--- Begin ---

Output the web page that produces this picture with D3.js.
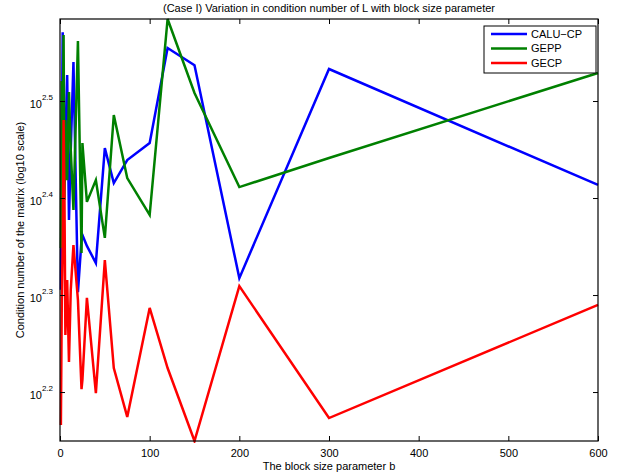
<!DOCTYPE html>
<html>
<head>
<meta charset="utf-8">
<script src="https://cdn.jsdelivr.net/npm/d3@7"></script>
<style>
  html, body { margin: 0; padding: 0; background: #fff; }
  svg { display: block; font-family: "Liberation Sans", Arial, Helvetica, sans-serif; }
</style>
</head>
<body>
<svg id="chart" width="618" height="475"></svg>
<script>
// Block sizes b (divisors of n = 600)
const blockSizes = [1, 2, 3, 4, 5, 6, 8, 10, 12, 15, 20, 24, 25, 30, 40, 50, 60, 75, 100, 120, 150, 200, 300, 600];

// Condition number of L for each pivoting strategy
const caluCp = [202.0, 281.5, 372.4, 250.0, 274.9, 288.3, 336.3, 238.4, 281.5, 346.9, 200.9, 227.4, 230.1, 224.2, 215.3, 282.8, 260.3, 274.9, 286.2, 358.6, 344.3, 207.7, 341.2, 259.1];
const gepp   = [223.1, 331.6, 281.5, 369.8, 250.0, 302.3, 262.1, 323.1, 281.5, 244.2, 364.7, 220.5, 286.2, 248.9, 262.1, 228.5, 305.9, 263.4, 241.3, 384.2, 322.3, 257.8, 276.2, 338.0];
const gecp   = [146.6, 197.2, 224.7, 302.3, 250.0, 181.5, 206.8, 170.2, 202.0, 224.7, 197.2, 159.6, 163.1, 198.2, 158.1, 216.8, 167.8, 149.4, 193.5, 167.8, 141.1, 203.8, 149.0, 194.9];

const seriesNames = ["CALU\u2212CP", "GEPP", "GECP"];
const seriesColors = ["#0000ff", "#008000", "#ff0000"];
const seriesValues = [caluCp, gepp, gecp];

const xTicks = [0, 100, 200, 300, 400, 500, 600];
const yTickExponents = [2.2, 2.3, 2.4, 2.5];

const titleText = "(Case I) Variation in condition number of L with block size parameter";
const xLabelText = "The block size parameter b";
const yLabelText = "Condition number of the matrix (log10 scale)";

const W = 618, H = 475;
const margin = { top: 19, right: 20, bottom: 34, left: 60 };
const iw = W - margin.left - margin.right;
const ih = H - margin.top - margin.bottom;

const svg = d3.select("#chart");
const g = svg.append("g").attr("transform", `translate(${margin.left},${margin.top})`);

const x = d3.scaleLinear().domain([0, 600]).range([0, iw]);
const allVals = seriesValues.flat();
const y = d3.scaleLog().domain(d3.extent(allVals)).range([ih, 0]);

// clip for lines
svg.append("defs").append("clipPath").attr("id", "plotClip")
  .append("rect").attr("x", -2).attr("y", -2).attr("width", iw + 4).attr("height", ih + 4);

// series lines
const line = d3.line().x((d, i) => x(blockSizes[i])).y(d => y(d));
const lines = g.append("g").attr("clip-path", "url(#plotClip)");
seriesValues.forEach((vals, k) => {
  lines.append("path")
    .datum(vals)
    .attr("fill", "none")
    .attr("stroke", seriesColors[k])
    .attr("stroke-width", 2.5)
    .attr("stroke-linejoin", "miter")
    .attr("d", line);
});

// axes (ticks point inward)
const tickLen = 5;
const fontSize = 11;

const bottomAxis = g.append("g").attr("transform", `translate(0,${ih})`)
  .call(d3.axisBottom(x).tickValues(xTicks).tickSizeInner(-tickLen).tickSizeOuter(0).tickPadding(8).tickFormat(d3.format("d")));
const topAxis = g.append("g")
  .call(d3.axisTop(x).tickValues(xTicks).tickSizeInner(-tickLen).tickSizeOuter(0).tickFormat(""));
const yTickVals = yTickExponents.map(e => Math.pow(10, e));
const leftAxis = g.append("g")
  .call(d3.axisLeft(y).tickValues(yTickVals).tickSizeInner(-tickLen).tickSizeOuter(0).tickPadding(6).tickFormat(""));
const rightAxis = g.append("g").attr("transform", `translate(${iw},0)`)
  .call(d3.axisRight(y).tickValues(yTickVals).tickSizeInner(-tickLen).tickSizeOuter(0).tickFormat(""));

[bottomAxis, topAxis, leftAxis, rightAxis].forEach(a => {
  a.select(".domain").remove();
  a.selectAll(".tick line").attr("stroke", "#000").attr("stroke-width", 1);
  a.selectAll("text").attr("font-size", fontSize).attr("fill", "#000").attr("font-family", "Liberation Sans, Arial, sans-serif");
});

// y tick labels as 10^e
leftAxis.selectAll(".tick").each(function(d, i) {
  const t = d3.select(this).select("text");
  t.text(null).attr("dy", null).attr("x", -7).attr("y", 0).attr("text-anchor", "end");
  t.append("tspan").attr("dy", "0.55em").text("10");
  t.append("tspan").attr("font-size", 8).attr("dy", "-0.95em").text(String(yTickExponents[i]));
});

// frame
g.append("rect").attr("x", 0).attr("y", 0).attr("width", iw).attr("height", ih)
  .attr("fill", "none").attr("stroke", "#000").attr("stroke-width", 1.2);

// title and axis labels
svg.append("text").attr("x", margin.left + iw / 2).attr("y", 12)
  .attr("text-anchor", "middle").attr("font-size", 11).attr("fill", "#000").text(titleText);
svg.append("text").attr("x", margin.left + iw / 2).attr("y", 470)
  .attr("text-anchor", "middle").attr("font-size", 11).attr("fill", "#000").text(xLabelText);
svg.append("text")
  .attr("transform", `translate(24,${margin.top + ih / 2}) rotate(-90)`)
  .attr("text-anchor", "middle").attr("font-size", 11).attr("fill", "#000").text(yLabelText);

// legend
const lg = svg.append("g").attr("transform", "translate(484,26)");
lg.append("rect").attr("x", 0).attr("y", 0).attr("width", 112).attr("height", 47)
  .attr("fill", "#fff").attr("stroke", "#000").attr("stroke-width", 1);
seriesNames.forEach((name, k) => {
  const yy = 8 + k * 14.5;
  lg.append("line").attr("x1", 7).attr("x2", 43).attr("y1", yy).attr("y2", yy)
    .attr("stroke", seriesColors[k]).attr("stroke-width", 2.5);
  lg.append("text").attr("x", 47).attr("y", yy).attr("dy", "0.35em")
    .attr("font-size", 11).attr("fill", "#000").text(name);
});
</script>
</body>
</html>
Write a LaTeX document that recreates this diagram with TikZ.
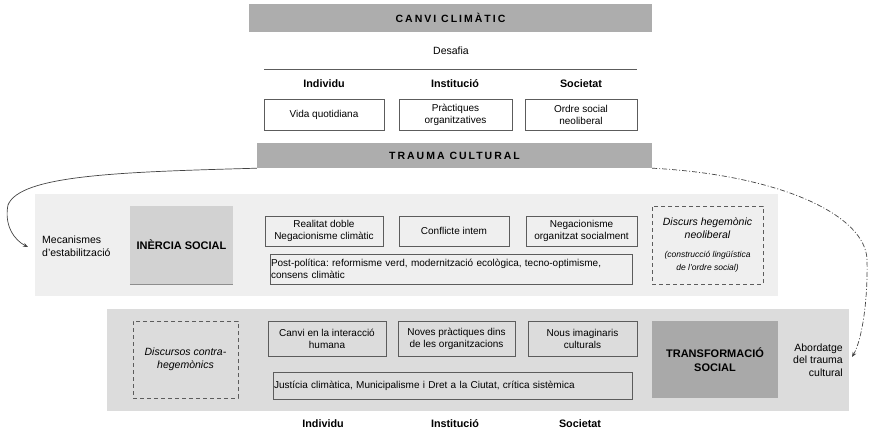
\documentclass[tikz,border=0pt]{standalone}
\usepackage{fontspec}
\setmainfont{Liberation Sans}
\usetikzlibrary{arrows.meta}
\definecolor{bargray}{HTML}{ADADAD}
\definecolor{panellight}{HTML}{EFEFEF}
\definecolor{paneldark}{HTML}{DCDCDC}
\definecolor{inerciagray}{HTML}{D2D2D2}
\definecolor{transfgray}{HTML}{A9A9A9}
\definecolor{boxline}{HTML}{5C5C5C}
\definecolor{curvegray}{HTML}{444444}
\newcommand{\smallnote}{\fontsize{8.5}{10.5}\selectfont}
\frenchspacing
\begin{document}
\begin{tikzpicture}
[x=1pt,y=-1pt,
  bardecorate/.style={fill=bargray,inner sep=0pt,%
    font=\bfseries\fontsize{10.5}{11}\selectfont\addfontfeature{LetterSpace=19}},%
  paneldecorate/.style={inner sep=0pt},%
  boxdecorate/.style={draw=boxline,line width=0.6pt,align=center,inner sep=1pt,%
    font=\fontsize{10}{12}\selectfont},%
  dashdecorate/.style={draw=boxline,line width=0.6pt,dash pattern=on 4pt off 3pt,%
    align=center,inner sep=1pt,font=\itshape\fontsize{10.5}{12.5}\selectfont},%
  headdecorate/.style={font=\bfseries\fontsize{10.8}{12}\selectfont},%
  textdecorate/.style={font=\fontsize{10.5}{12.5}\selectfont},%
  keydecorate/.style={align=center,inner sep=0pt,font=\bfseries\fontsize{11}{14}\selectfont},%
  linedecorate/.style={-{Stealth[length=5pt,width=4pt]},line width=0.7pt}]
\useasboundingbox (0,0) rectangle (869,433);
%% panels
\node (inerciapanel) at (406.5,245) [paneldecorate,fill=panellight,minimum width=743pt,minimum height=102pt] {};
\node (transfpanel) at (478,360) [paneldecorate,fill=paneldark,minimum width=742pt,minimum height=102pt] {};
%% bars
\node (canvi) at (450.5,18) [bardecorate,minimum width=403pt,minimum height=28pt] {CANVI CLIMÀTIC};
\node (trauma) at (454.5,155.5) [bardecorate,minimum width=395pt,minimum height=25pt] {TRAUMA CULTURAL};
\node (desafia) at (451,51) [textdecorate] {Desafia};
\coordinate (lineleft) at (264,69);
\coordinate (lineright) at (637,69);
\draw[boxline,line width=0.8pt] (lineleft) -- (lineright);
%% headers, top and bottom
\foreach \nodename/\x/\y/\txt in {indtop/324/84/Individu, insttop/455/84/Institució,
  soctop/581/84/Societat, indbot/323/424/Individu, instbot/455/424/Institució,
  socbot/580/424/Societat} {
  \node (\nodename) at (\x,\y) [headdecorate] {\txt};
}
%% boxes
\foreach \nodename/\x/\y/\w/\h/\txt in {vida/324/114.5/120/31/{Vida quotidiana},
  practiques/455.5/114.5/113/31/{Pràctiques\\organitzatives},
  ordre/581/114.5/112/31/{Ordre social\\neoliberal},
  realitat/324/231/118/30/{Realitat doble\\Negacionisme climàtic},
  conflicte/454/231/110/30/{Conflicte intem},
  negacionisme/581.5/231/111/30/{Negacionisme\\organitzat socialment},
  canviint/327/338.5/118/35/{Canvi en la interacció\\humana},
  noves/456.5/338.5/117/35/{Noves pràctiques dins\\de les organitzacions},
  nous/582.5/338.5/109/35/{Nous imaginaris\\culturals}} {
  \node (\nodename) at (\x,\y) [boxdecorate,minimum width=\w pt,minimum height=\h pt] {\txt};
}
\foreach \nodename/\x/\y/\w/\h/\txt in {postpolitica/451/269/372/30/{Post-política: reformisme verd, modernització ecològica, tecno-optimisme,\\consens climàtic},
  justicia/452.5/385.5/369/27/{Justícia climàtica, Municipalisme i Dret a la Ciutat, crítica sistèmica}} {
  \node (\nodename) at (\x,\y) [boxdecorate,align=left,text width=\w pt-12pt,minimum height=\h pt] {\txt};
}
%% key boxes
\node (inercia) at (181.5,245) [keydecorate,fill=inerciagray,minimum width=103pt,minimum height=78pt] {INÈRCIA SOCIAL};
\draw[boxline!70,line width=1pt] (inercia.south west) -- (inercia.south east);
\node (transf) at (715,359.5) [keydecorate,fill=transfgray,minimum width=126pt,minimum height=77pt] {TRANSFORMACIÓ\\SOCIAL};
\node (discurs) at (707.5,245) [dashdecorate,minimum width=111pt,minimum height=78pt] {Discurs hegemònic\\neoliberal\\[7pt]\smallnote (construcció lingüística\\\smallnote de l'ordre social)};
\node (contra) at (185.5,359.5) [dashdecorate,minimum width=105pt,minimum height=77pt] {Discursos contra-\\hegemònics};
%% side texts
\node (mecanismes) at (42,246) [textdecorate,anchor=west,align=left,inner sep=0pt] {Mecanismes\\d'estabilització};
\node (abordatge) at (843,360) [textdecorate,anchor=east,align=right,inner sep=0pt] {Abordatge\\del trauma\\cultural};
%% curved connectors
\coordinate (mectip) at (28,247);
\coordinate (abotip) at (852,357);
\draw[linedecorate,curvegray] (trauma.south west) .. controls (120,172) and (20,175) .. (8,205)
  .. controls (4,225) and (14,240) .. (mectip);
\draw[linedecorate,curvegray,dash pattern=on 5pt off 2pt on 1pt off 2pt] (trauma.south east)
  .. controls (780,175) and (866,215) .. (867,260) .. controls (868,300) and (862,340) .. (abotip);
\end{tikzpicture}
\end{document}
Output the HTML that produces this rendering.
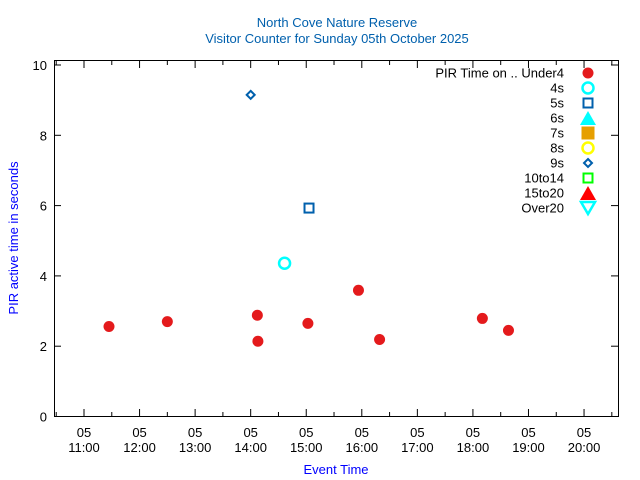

--- End ---

JOB: List all lines where "that" occurs.

RESULT OF THE TASK:
Output the web page that produces this picture with D3.js.
Write a LaTeX document that recreates this diagram with TikZ.
Output the HTML that produces this rendering.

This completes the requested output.